Ais8Ooz8 avatar Dec 12 '25 12:12 Ais8Ooz8

Nice! The approach is roughly quadratic (something like $$(n^2log(n))$$ complexity) so the runtime will be much more noticeable as the source and destination file counts increase.

I think the Trivy diffs were maybe a couple of dozen files each, so you're looking at $$(24*24)$$ pairs, $$(24*24)*log_2((24*24))$$ comparisons, and then $$min(24, 24)$$ matches.

egibs avatar Dec 12 '25 13:12 egibs

Here's something else I was thinking about. What if I scan different versions of images on different days? Let's say it's a vulnerability scanner like Trivy. It pulls the image, scans it, creates a report, and then deletes the image. If I want to create a mal diff of two images, I'll pull those images again. Is it possible to create a report, aka SBOM, from mal analyze and then perform a mal diff of the two SBOM files? What do you think about that?
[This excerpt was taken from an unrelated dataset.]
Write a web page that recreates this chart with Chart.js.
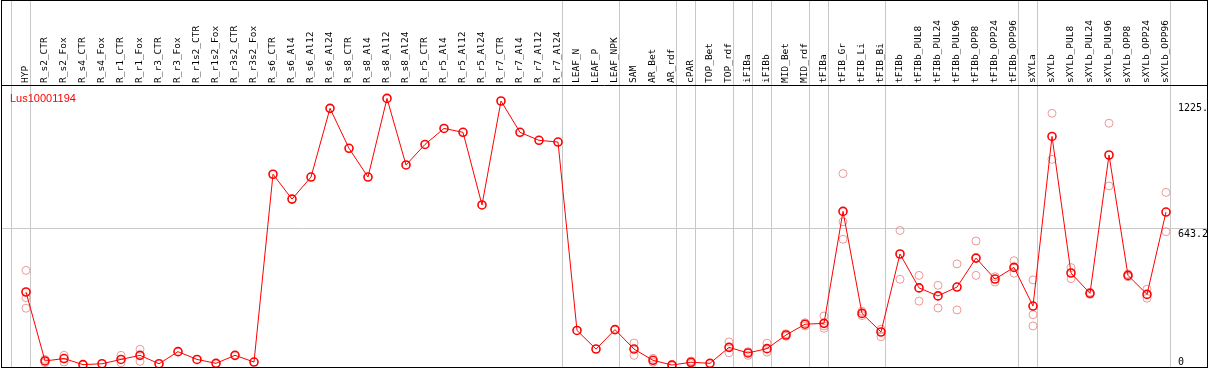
<!DOCTYPE html>
<html>
<head>
<meta charset="utf-8">
<script src="https://cdn.jsdelivr.net/npm/chart.js@4.4.1/dist/chart.umd.min.js"></script>
<style>
  html, body { margin: 0; padding: 0; background: #fff; }
  #wrap { width: 1209px; height: 370px; }
</style>
</head>
<body>
<div id="wrap"><canvas id="chart" width="1209" height="370"></canvas></div>
<script>
const geneName = 'Lus10001194';

const categories = [
  'HYP', 'R_s2_CTR', 'R_s2_Fox', 'R_s4_CTR', 'R_s4_Fox', 'R_r1_CTR', 'R_r1_Fox', 'R_r3_CTR', 'R_r3_Fox',
  'R_r1s2_CTR', 'R_r1s2_Fox', 'R_r3s2_CTR', 'R_r3s2_Fox',
  'R_s6_CTR', 'R_s6_Al4', 'R_s6_Al12', 'R_s6_Al24', 'R_s8_CTR', 'R_s8_Al4', 'R_s8_Al12', 'R_s8_Al24',
  'R_r5_CTR', 'R_r5_Al4', 'R_r5_Al12', 'R_r5_Al24', 'R_r7_CTR', 'R_r7_Al4', 'R_r7_Al12', 'R_r7_Al24',
  'LEAF_N', 'LEAF_P', 'LEAF_NPK', 'SAM', 'AR_Bet', 'AR_rdf', 'cPAR', 'TOP_Bet', 'TOP_rdf',
  'iFIBa', 'iFIBb', 'MID_Bet', 'MID_rdf', 'tFIBa', 'tFIB_Gr', 'tFIB_Li', 'tFIB_Bi',
  'tFIBb', 'tFIBb_PUL8', 'tFIBb_PUL24', 'tFIBb_PUL96', 'tFIBb_OPP8', 'tFIBb_OPP24', 'tFIBb_OPP96',
  'sXYLa', 'sXYLb', 'sXYLb_PUL8', 'sXYLb_PUL24', 'sXYLb_PUL96', 'sXYLb_OPP8', 'sXYLb_OPP24', 'sXYLb_OPP96'
];

// mean expression per sample
const meanValues = [
  347, 28, 39, 11, 15, 35, 54, 15, 71,
  35, 17, 54, 23,
  892, 777, 879, 1197, 1012, 879, 1243, 935,
  1030, 1104, 1086, 750, 1231, 1086, 1049, 1041,
  169, 83, 173, 83, 31, 9, 22, 17, 91,
  65, 85, 148, 198, 202, 720, 248, 162,
  523, 366, 329, 370, 504, 407, 461,
  282, 1067, 435, 341, 981, 424, 336, 717
];

// replicates (null where none shown)
const repA = [
  447, 35, 54, null, null, 54, 82, null, null,
  null, null, null, null,
  null, null, null, null, null, null, null, null,
  null, null, null, null, null, null, null, null,
  null, null, null, 111, 40, 12, 28, null, 116,
  71, 110, 154, 205, 236, 895, 258, 140,
  632, 424, 378, 477, 583, 418, 492,
  403, 1174, 460, 346, 1128, 430, 360, 808
];
const repB = [
  321, 20, 23, null, null, 20, 26, null, null,
  null, null, null, null,
  null, null, null, null, null, null, null, null,
  null, null, null, null, null, null, null, null,
  null, null, null, 54, 22, 5, 16, null, 66,
  54, 69, 142, 190, 179, 672, 238, 175,
  406, 305, 273, 264, 424, 393, 434,
  242, 961, 409, 336, 838, 418, 318, 626
];
const repC = [
  272, null, null, null, null, null, null, null, null,
  null, null, null, null,
  null, null, null, null, null, null, null, null,
  null, null, null, null, null, null, null, null,
  null, null, null, null, null, null, null, null, null,
  null, null, null, null, 190, 591, null, null,
  null, null, null, null, null, null, null,
  190, null, null, null, null, null, null, null
];

// last sample index of each group (-1 = left edge)
const groupEnds = [-1, 0, 28, 31, 34, 35, 37, 38, 39, 41, 42, 45, 52, 53, 60];

const yTicks = [0, 643.2, 1225];
const yTickLabels = ['0', '643.2', '1225.'];

const toPoints = arr => arr.map((v, i) => ({ x: i, y: v })).filter(p => p.y !== null);

const MONO = '"DejaVu Sans Mono", monospace';

const framePlugin = {
  id: 'frame',
  beforeDraw(chart) {
    const { ctx } = chart;
    const xs = chart.scales.x;
    ctx.save();
    ctx.fillStyle = '#fff';
    ctx.fillRect(0, 0, chart.width, chart.height);
    ctx.strokeStyle = '#c8c8c8';
    ctx.lineWidth = 1;
    groupEnds.forEach(i => {
      const px = Math.round(xs.getPixelForValue(i) + 4) + 0.5;
      ctx.beginPath();
      ctx.moveTo(px, 0);
      ctx.lineTo(px, chart.chartArea.bottom);
      ctx.stroke();
    });
    ctx.restore();
  },
  afterDraw(chart) {
    const { ctx, chartArea } = chart;
    const ys = chart.scales.y;
    ctx.save();
    ctx.font = '10px ' + MONO;
    ctx.fillStyle = '#000';
    ctx.textAlign = 'left';
    yTicks.forEach((v, i) => {
      const py = ys.getPixelForValue(v);
      if (v === 0) {
        ctx.textBaseline = 'bottom';
        ctx.fillText(yTickLabels[i], 1178, py);
      } else {
        ctx.textBaseline = 'top';
        ctx.fillText(yTickLabels[i], 1178, py + 1);
      }
    });
    ctx.font = '11px "Liberation Sans", Arial, sans-serif';
    ctx.fillStyle = '#ff0000';
    ctx.textBaseline = 'top';
    ctx.fillText(geneName, 10, chartArea.top + 8);
    ctx.strokeStyle = '#000';
    ctx.lineWidth = 1;
    ctx.strokeRect(1.5, 0.5, chart.width - 3, chartArea.bottom);
    ctx.restore();
  }
};

const repStyle = {
  showLine: false,
  pointRadius: 4,
  pointBorderWidth: 1,
  pointBorderColor: 'rgba(232, 120, 120, 0.75)',
  pointBackgroundColor: 'rgba(0,0,0,0)',
  order: 2
};

new Chart(document.getElementById('chart'), {
  type: 'line',
  data: {
    datasets: [
      {
        label: geneName,
        data: toPoints(meanValues),
        borderColor: '#ff0000',
        borderWidth: 1,
        tension: 0,
        pointRadius: 4,
        pointBorderWidth: 1.6,
        pointBorderColor: '#ff0000',
        pointBackgroundColor: 'rgba(0,0,0,0)',
        order: 0
      },
      { label: 'rep1', data: toPoints(repA), ...repStyle },
      { label: 'rep2', data: toPoints(repB), ...repStyle },
      { label: 'rep3', data: toPoints(repC), ...repStyle }
    ]
  },
  options: {
    responsive: false,
    animation: false,
    events: [],
    layout: { autoPadding: false, padding: { left: 1, right: 2, top: 0, bottom: 3 } },
    plugins: { legend: { display: false }, tooltip: { enabled: false } },
    scales: {
      x: {
        type: 'linear',
        position: 'top',
        min: -25 / 19,
        max: -25 / 19 + 1206 / 19,
        afterBuildTicks: scale => { scale.ticks = categories.map((_, i) => ({ value: i })); },
        afterFit: scale => {
          scale.height = 85;
          scale.paddingLeft = 0;
          scale.paddingRight = 0;
        },
        ticks: {
          autoSkip: false,
          minRotation: 90,
          maxRotation: 90,
          padding: 2,
          labelOffset: 11,
          color: '#000',
          font: { family: MONO, size: 9.5 },
          callback: v => categories[v]
        },
        grid: { display: false, drawTicks: false },
        border: { display: true, color: '#000', width: 1 }
      },
      y: {
        position: 'right',
        min: 0,
        max: 1305,
        afterBuildTicks: scale => { scale.ticks = yTicks.map(v => ({ value: v })); },
        afterFit: scale => { scale.width = 0; },
        ticks: { display: false },
        grid: {
          drawTicks: false,
          color: ctx => (ctx.tick && ctx.tick.value === 643.2 ? '#c8c8c8' : 'rgba(0,0,0,0)')
        },
        border: { display: false }
      }
    }
  },
  plugins: [framePlugin]
});
</script>
</body>
</html>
Ais8Ooz8 avatar Dec 13 '25 14:12 Ais8Ooz8

Ingesting existing reports into a FileReport and then diffing them isn't something we currently support but I think it would be useful since the expensive portions of scanning will only need to happen once.

I'll create a backlog item for that and experiment with possible options. Closing the original Issue for now.

egibs avatar Dec 15 '25 13:12 egibs